When I was growing up in the 80s and the early 90s, Sunday night tele was much better. Yes, there was the impending threat of school the next day, but you had the soporific televisual comfort blanket in Last Of The Summer Wine, Lovejoy, Howards Way or The Darling Buds Of May, followed by the last gasp of weekend excitement and fun from London's Burning, Spitting Image and The New Statesman.
The New Statesman was a favourite in our house. I was lucky to have a dad who appreciated the humour of the alternative comedy set and we'd watch anything the likes of French and Saunders, Ade Edmondson or Rik Mayall would do.

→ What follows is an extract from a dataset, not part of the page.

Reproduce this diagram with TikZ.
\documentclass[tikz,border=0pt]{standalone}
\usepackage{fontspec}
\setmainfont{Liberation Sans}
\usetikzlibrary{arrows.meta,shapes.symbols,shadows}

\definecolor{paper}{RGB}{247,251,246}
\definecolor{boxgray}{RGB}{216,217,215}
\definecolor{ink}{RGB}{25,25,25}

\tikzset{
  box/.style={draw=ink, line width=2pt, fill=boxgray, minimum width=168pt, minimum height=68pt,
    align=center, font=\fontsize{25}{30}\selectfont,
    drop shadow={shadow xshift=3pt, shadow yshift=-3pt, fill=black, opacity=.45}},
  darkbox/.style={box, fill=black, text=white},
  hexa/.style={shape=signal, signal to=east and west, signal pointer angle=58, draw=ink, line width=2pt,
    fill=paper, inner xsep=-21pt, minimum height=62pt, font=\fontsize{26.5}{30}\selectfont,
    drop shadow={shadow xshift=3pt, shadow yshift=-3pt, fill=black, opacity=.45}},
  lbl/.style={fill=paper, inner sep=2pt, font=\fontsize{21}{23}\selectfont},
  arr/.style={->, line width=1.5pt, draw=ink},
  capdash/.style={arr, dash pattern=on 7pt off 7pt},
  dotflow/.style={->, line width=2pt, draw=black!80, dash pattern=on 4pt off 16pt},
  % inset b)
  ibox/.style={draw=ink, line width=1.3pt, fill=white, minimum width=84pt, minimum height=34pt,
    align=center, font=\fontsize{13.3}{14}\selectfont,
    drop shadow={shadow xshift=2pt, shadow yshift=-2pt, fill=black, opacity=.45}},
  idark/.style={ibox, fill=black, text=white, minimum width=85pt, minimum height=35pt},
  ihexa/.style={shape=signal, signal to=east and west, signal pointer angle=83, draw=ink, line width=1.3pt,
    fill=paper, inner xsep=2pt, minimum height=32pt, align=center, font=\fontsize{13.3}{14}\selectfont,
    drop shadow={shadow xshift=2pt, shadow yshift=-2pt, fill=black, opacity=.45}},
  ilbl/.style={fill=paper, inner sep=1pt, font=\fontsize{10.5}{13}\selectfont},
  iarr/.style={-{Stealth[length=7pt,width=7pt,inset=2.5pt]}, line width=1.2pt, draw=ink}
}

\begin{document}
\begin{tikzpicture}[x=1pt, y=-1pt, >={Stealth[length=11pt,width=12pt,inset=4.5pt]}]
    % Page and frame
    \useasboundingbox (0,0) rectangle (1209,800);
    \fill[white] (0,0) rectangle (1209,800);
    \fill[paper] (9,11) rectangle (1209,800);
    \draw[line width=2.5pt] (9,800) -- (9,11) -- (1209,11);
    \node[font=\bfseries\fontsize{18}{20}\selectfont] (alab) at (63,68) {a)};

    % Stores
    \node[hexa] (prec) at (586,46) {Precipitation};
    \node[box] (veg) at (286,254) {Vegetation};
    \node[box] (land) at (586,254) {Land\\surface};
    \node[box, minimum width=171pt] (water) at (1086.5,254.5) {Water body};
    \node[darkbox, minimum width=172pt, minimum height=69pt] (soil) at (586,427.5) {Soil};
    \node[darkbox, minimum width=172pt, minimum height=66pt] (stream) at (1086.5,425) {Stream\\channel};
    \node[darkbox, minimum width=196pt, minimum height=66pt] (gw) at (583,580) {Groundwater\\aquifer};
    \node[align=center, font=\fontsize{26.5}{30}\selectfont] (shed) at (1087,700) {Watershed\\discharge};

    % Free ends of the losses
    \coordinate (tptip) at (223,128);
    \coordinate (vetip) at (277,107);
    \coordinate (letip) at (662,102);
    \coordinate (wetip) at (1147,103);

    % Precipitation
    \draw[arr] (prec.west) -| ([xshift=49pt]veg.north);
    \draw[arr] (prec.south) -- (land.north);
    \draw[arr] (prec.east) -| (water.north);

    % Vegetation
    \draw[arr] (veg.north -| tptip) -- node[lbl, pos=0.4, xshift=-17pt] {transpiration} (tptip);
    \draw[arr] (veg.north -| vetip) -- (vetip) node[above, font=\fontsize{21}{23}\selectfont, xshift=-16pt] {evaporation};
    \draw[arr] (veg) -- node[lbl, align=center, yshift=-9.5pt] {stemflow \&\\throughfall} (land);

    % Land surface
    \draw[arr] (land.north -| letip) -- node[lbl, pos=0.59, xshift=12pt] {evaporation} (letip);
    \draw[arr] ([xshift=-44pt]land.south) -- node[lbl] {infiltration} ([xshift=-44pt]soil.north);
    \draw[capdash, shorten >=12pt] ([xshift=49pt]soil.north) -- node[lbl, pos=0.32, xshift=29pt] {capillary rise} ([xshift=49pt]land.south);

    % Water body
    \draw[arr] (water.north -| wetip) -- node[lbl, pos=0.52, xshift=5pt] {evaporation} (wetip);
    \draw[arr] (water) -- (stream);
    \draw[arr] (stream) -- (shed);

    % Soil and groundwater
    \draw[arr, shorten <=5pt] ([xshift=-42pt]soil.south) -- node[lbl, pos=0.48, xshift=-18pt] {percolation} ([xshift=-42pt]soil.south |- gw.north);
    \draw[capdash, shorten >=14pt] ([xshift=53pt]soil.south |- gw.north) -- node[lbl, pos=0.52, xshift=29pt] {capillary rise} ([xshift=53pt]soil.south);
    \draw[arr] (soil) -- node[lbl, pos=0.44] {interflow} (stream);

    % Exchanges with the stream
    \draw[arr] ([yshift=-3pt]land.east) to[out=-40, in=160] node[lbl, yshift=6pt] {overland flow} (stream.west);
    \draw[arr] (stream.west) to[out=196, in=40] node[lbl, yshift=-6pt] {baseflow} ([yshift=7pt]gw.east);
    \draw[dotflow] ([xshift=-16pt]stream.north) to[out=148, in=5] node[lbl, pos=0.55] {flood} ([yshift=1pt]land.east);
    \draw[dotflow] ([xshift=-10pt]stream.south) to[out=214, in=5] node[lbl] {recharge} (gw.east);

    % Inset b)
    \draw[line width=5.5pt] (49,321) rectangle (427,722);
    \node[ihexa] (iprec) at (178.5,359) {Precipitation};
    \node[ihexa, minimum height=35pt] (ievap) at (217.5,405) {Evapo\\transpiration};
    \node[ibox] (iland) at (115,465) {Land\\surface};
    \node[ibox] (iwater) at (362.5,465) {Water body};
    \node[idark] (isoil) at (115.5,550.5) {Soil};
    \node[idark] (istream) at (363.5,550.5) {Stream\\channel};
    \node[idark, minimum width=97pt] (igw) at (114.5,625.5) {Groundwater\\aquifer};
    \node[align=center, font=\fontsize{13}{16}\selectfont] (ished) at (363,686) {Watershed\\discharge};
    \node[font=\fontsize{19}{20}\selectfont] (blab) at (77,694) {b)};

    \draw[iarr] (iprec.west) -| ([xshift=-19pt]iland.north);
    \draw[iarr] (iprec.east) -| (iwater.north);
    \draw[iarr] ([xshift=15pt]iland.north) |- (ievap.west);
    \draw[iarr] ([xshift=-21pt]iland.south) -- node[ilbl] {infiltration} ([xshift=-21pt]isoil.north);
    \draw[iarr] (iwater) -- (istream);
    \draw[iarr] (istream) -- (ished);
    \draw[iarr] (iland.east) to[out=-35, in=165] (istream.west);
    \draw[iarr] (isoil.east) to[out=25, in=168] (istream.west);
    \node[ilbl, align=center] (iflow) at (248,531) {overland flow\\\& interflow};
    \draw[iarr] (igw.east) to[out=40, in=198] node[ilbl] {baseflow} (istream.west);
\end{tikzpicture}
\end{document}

It was of course the brilliant Rik Mayall who was the star of The New Statesman, ITV's satirical comedy about a young, selfish and devious ultra right wing Tory back bencher and MP for Haltemprice. Alan B'Stard was a gift for Mayall's comic talents and he positively leapt on the chance to play the cruel, irreverent and violently slapstick material, making for one of TV's finest comic creations and love-to-hate figures.
Written by Laurence Marks and Maurice Gran, The New Statesman was made by Yorkshire Television and ran on ITV from 1987 to 1992.

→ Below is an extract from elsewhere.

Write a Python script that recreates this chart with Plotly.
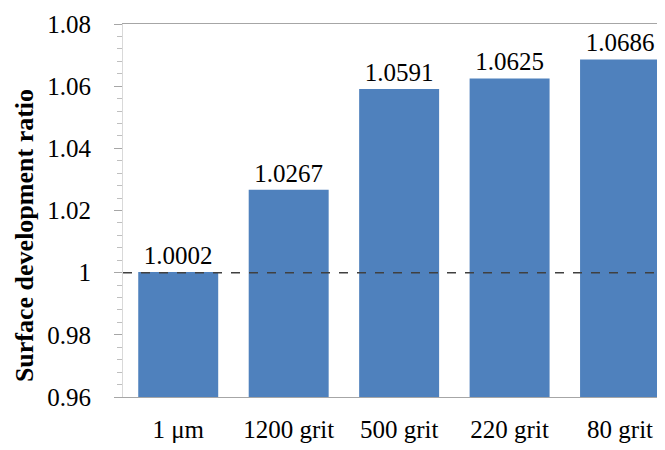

The theme was an arrangement by veteran TV composer Alan Hawkshaw of Russian composer Modest Mussorgsky's Promenade from Pictures at an Exhibition.
Despite ending in 1992, B'stard remains an ongoing concern. The BBC would briefly resurrect the character for a special in 1994 before a 2006 stage show revealed B'Stard to have crossed the floor and created New Labour following Black Wednesday. Marks and Gran have penned a series of columns in the guise of B'stard in both The Sunday Telegraph and the political magazine The New Statesman which the sitcom shared its name with. Mayall returned as B'Stard in a 2011 political broadcast from NO2AV, highlighting the campaign against the introduction of AV system to UK parliamentary elections.